According to the FIR registered against Jasbir on April 14 this year, “the petitioner went live on Facebook and made statements against the unity and integrity of the nation. His statements were also aimed at causing communal disaffection. Thus, the aforementioned FIR was registered inter alia for offences of sedition, hurting religious sentiments and causing communal disaffection”.
The FIR was lodged at Tanda police station, Hoshiarpur district, under sections 115, 124-A, 153-A, 505 (2), 295, 188, 269, 270, 271, 506 of IPC, section 3 of the Epidemic Diseases Act, 1897 and section 54 of the Disaster Management Act, 2005.
Jasbir’s counsel, advocate Jasraj Singh, submitted before court that the petitioner has been in custody for over six months now. The chargesheet was presented on July 9 this year but charges have yet not been framed as the committal order has not been passed. Thus, the trial is not likely to be concluded at an early date. There is no other criminal case pending against the petitioner.
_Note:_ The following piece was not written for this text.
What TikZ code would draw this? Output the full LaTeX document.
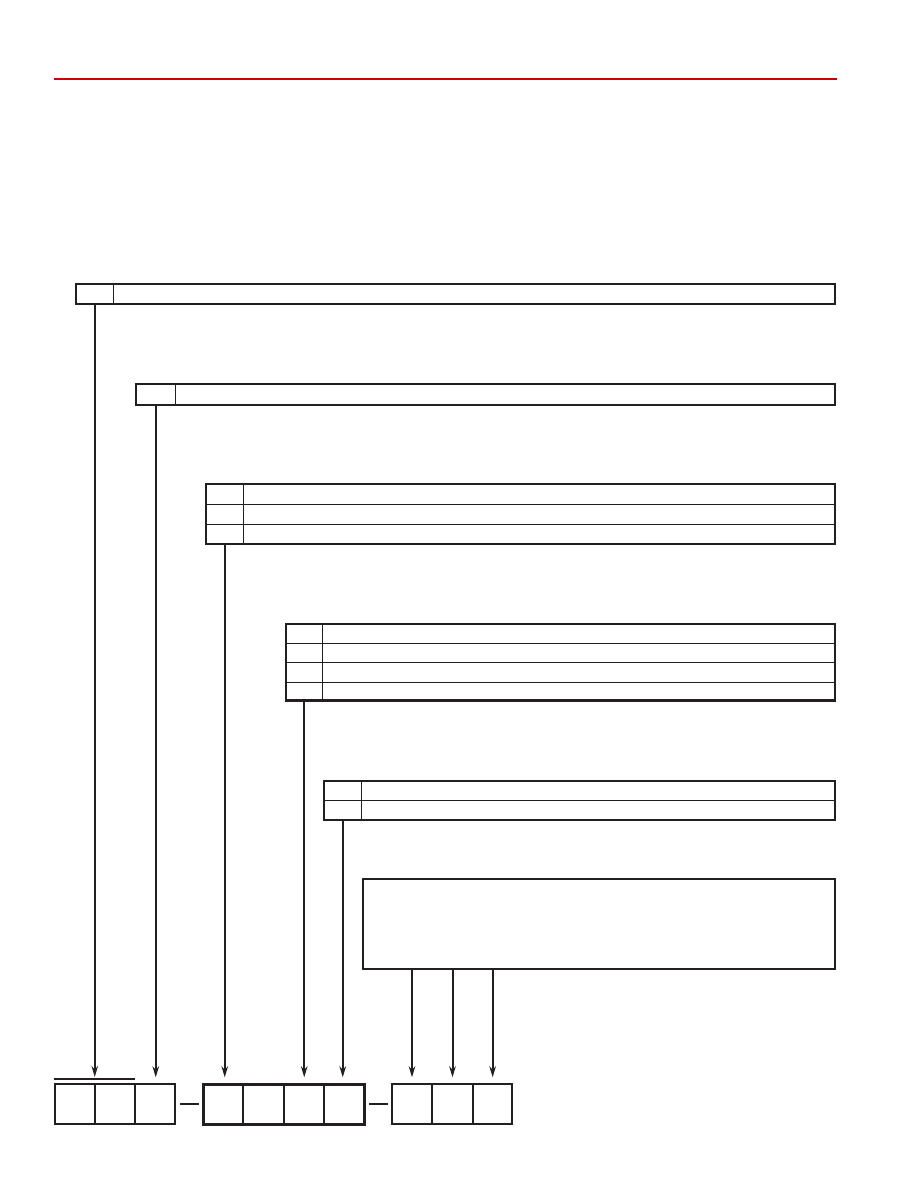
\documentclass[tikz,border=0pt]{standalone}
\usetikzlibrary{arrows.meta,fit}
\definecolor{ink}{RGB}{35,31,32}
\definecolor{rule}{RGB}{204,0,0}
\tikzset{
  tbl/.style={draw=ink,line width=2.2pt,anchor=north west,inner sep=0pt,outer sep=0pt,rectangle},
  keycol/.style={anchor=north west,inner sep=0pt,outer sep=0pt,rectangle},
  rowline/.style={draw=ink,line width=1pt},
  cell/.style={draw=ink,line width=2pt,anchor=north west,inner sep=0pt,outer sep=0pt,minimum height=39.7pt},
  conn/.style={draw=ink,line width=2pt},
  arr/.style={conn,-{Stealth[length=11pt,width=6.5pt,inset=3.5pt]}},
}
\begin{document}
\begin{tikzpicture}[x=1pt,y=-1pt]
\useasboundingbox (0,0) rectangle (918,1188);
% top rule
\coordinate (rl) at (54,78.7);
\coordinate (rr) at (837,78.7);
\draw[rule,line width=2.2pt] (rl) -- (rr);

% box 1
\node[tbl,minimum width=759pt,minimum height=19.7pt] (b1) at (76,284) {};
\node[keycol,minimum width=37.5pt,minimum height=19.7pt] (k1) at (76,284) {};
\draw[rowline] (k1.north east) -- (k1.south east);

% box 2
\node[tbl,minimum width=699pt,minimum height=21pt] (b2) at (136,384) {};
\node[keycol,minimum width=39.5pt,minimum height=21pt] (k2) at (136,384) {};
\draw[rowline] (k2.north east) -- (k2.south east);

% box 3
\node[tbl,minimum width=629pt,minimum height=60pt] (b3) at (206,484) {};
\node[keycol,minimum width=37.5pt,minimum height=60pt] (k3) at (206,484) {};
\draw[rowline] (k3.north east) -- (k3.south east);
\draw[rowline] ([yshift=-20pt]b3.north west) -- ([yshift=-20pt]b3.north east);
\draw[rowline] ([yshift=-40pt]b3.north west) -- ([yshift=-40pt]b3.north east);

% box 4
\node[tbl,minimum width=549pt,minimum height=76.5pt] (b4) at (286,624) {};
\node[keycol,minimum width=36.5pt,minimum height=76.5pt] (k4) at (286,624) {};
\draw[rowline] (k4.north east) -- (k4.south east);
\draw[rowline] ([yshift=-19.5pt]b4.north west) -- ([yshift=-19.5pt]b4.north east);
\draw[rowline] ([yshift=-38.5pt]b4.north west) -- ([yshift=-38.5pt]b4.north east);
\draw[rowline] ([yshift=-58.5pt]b4.north west) -- ([yshift=-58.5pt]b4.north east);

% box 5
\node[tbl,minimum width=511pt,minimum height=39pt] (b5) at (324,781) {};
\node[keycol,minimum width=37.5pt,minimum height=39pt] (k5) at (324,781) {};
\draw[rowline] (k5.north east) -- (k5.south east);
\draw[rowline] ([yshift=-19.5pt]b5.north west) -- ([yshift=-19.5pt]b5.north east);

% box 6
\node[tbl,minimum width=472pt,minimum height=90pt] (b6) at (363,879) {};

% bottom cells, group 1
\node[cell,minimum width=40pt] (c1) at (54.7,1084.3) {};
\node[cell,minimum width=40.6pt] (c2) at (94.7,1084.3) {};
\node[cell,minimum width=40pt] (c3) at (135.3,1084.3) {};
\coordinate (ovl) at (54,1079);
\coordinate (ovr) at (135,1079);
\draw[ink,line width=1.8pt] (ovl) -- (ovr);
\coordinate (ovm) at (95,1079);

% group 2
\node[cell,minimum width=40pt] (d1) at (203,1084.3) {};
\node[cell,minimum width=41.3pt] (d2) at (243,1084.3) {};
\node[cell,minimum width=39.7pt] (d3) at (284.3,1084.3) {};
\node[cell,minimum width=40pt] (d4) at (324,1084.3) {};
\node[fit=(d1)(d4),draw=ink,line width=3pt,inner sep=0pt,outer sep=0pt] (g2) {};

% group 3
\node[cell,minimum width=40pt] (e1) at (392,1084.3) {};
\node[cell,minimum width=41pt] (e2) at (432,1084.3) {};
\node[cell,minimum width=39.3pt] (e3) at (473,1084.3) {};

% dashes between groups
\draw[conn,shorten <=4.7pt,shorten >=4pt] (c3.east) -- (d1.west);
\draw[conn,shorten <=5.3pt,shorten >=4.3pt] (d4.east) -- (e1.west);

% connectors
\draw[arr,shorten >=2pt] (k1.south) -- (k1.south |- ovm);
\draw[arr,shorten >=7pt] (k2.south) -- (k2.south |- c3.north);
\draw[arr,shorten >=7pt] (k3.south) -- (k3.south |- d1.north);
\draw[arr,shorten >=7pt] (k4.south) -- (k4.south |- d3.north);
\draw[arr,shorten >=7pt] (k5.south) -- (k5.south |- d4.north);
\draw[arr,shorten >=7pt] (e1.north |- b6.south) -- (e1.north);
\draw[arr,shorten >=7pt] (e2.north |- b6.south) -- (e2.north);
\draw[arr,shorten >=7pt] (e3.north |- b6.south) -- (e3.north);
\end{tikzpicture}
\end{document}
Furthermore, an examination of the utterances made by the petitioner shows that the offences of sedition and inciting communal disaffection are not attracted, thus, the petitioner may be granted regular bail, the advocate stated.
Justice Mittal, after going through the transcript of the Facebook Live session of the petitioner, said, “It appears that the petitioner was unhappy with the lockdown imposed due to coronavirus and the way the pandemic was being handled by the Government of India as well as the Punjab government. Thus, he has criticised the functioning of the said governments. Definitely, intemperate and abusive language has been used against high officials of the governments as well as against the elected representatives, but the same does not amount to exciting disaffection towards the government established by law or to excite hatred against it. It also does not amount to inciting religious disaffection or disruption of communal harmony.”
“It is an expression of dissatisfaction with the functioning of the government and criticism of its policies. In a democracy, every citizen has a right to voice his/her opinion freely and criticise the functioning of the government. However, the same should be done in a decent manner and un-parliamentary language should not be adopted. At the same time, the State needs to be more tolerant and circumspect while invoking laws pertaining to sedition and religious disaffection. Current tendency to the contrary has been frowned upon by the Supreme Court,” read Justice Mittal’s order.
The HC thus ordered that Jasbir be released on regular bail on his furnishing bail and surety bonds to the satisfaction of the trial court/duty magistrate concerned, as he has been in custody for six months and 14 days and the trial is not likely to be concluded at an early date.